### PROBLEM REQUIREMENTS
All of the material below is to be restated word for word, apart from the pictures.

* begin *

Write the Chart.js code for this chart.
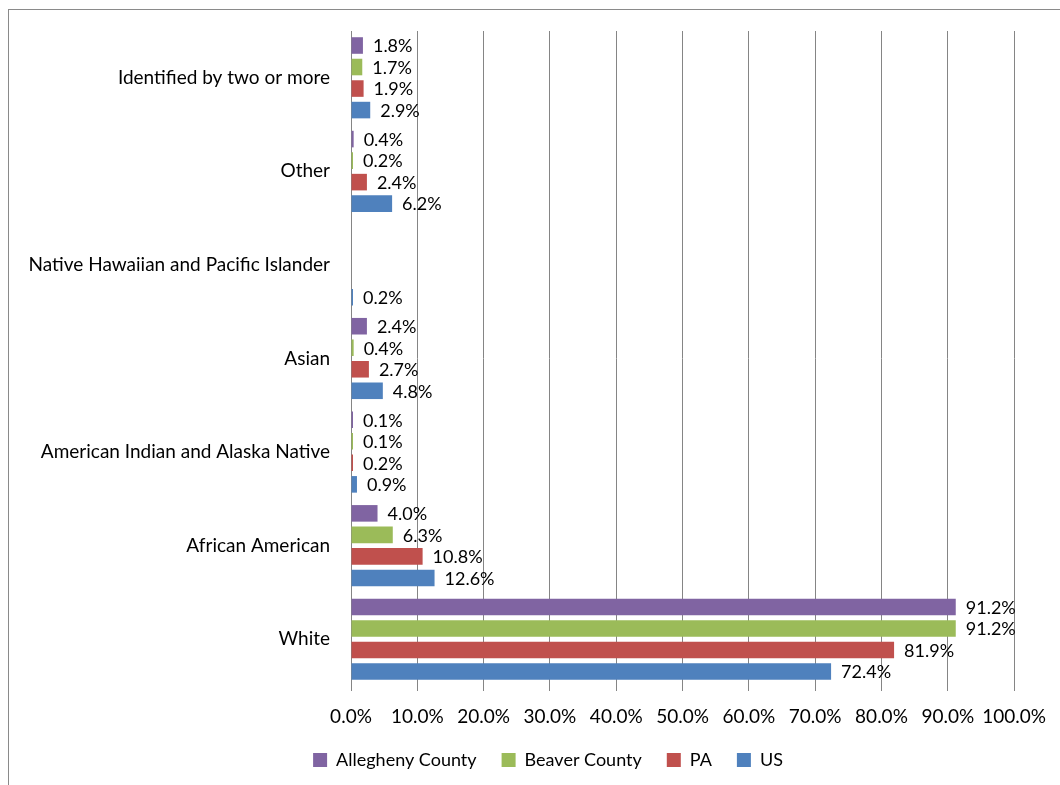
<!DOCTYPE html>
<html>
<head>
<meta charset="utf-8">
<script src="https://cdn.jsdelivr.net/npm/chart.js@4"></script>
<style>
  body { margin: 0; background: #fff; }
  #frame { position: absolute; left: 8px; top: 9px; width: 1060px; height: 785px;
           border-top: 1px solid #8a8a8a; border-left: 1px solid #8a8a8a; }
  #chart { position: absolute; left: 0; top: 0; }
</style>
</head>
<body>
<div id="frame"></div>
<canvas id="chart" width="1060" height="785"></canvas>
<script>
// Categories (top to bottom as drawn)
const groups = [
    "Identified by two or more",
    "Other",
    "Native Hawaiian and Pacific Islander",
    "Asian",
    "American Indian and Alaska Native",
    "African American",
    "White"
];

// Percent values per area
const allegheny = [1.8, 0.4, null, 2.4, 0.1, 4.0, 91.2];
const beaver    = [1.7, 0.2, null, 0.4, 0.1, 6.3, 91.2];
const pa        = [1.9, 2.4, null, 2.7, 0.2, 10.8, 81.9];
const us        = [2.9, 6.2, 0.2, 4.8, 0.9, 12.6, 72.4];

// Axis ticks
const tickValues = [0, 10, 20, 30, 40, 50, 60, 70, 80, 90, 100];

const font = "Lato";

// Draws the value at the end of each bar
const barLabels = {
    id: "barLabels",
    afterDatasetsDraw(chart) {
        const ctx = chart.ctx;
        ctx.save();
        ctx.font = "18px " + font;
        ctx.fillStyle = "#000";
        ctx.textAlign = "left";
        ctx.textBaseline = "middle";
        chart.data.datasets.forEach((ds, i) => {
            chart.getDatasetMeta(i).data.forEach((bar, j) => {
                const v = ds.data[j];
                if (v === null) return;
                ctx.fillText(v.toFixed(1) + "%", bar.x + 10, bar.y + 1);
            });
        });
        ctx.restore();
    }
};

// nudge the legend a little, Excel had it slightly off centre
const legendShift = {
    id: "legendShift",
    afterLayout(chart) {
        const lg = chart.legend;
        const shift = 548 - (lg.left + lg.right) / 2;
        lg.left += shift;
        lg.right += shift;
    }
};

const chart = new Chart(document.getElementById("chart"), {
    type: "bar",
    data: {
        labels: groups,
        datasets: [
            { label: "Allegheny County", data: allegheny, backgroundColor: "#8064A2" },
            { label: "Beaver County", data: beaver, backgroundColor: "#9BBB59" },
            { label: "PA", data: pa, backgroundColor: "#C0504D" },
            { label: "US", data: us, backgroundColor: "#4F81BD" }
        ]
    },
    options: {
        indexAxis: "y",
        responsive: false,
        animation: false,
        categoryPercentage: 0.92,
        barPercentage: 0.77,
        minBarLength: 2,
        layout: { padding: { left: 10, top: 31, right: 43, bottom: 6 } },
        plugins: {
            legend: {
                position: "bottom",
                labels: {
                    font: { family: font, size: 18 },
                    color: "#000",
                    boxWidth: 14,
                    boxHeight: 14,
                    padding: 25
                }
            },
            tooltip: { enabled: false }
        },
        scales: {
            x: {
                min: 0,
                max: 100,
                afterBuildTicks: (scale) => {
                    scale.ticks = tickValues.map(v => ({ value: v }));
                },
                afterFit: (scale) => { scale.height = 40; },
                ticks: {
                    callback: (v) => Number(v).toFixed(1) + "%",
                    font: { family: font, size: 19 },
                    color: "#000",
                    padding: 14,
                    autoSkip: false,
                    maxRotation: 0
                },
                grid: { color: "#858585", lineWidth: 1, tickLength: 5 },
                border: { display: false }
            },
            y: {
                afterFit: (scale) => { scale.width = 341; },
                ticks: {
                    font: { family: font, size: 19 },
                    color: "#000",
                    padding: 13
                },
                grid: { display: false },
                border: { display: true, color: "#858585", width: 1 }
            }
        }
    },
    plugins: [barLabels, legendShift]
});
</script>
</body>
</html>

* end *

### ANSWER BELOW
Write the Chart.js code for this chart.
<!DOCTYPE html>
<html>
<head>
<meta charset="utf-8">
<script src="https://cdn.jsdelivr.net/npm/chart.js@4"></script>
<style>
  body { margin: 0; background: #fff; }
  #frame { position: absolute; left: 8px; top: 9px; width: 1060px; height: 785px;
           border-top: 1px solid #8a8a8a; border-left: 1px solid #8a8a8a; }
  #chart { position: absolute; left: 0; top: 0; }
</style>
</head>
<body>
<div id="frame"></div>
<canvas id="chart" width="1060" height="785"></canvas>
<script>
// Categories (top to bottom as drawn)
const groups = [
    "Identified by two or more",
    "Other",
    "Native Hawaiian and Pacific Islander",
    "Asian",
    "American Indian and Alaska Native",
    "African American",
    "White"
];

// Percent values per area
const allegheny = [1.8, 0.4, null, 2.4, 0.1, 4.0, 91.2];
const beaver    = [1.7, 0.2, null, 0.4, 0.1, 6.3, 91.2];
const pa        = [1.9, 2.4, null, 2.7, 0.2, 10.8, 81.9];
const us        = [2.9, 6.2, 0.2, 4.8, 0.9, 12.6, 72.4];

// Axis ticks
const tickValues = [0, 10, 20, 30, 40, 50, 60, 70, 80, 90, 100];

const font = "Lato";

// Draws the value at the end of each bar
const barLabels = {
    id: "barLabels",
    afterDatasetsDraw(chart) {
        const ctx = chart.ctx;
        ctx.save();
        ctx.font = "18px " + font;
        ctx.fillStyle = "#000";
        ctx.textAlign = "left";
        ctx.textBaseline = "middle";
        chart.data.datasets.forEach((ds, i) => {
            chart.getDatasetMeta(i).data.forEach((bar, j) => {
                const v = ds.data[j];
                if (v === null) return;
                ctx.fillText(v.toFixed(1) + "%", bar.x + 10, bar.y + 1);
            });
        });
        ctx.restore();
    }
};

// nudge the legend a little, Excel had it slightly off centre
const legendShift = {
    id: "legendShift",
    afterLayout(chart) {
        const lg = chart.legend;
        const shift = 548 - (lg.left + lg.right) / 2;
        lg.left += shift;
        lg.right += shift;
    }
};

const chart = new Chart(document.getElementById("chart"), {
    type: "bar",
    data: {
        labels: groups,
        datasets: [
            { label: "Allegheny County", data: allegheny, backgroundColor: "#8064A2" },
            { label: "Beaver County", data: beaver, backgroundColor: "#9BBB59" },
            { label: "PA", data: pa, backgroundColor: "#C0504D" },
            { label: "US", data: us, backgroundColor: "#4F81BD" }
        ]
    },
    options: {
        indexAxis: "y",
        responsive: false,
        animation: false,
        categoryPercentage: 0.92,
        barPercentage: 0.77,
        minBarLength: 2,
        layout: { padding: { left: 10, top: 31, right: 43, bottom: 6 } },
        plugins: {
            legend: {
                position: "bottom",
                labels: {
                    font: { family: font, size: 18 },
                    color: "#000",
                    boxWidth: 14,
                    boxHeight: 14,
                    padding: 25
                }
            },
            tooltip: { enabled: false }
        },
        scales: {
            x: {
                min: 0,
                max: 100,
                afterBuildTicks: (scale) => {
                    scale.ticks = tickValues.map(v => ({ value: v }));
                },
                afterFit: (scale) => { scale.height = 40; },
                ticks: {
                    callback: (v) => Number(v).toFixed(1) + "%",
                    font: { family: font, size: 19 },
                    color: "#000",
                    padding: 14,
                    autoSkip: false,
                    maxRotation: 0
                },
                grid: { color: "#858585", lineWidth: 1, tickLength: 5 },
                border: { display: false }
            },
            y: {
                afterFit: (scale) => { scale.width = 341; },
                ticks: {
                    font: { family: font, size: 19 },
                    color: "#000",
                    padding: 13
                },
                grid: { display: false },
                border: { display: true, color: "#858585", width: 1 }
            }
        }
    },
    plugins: [barLabels, legendShift]
});
</script>
</body>
</html>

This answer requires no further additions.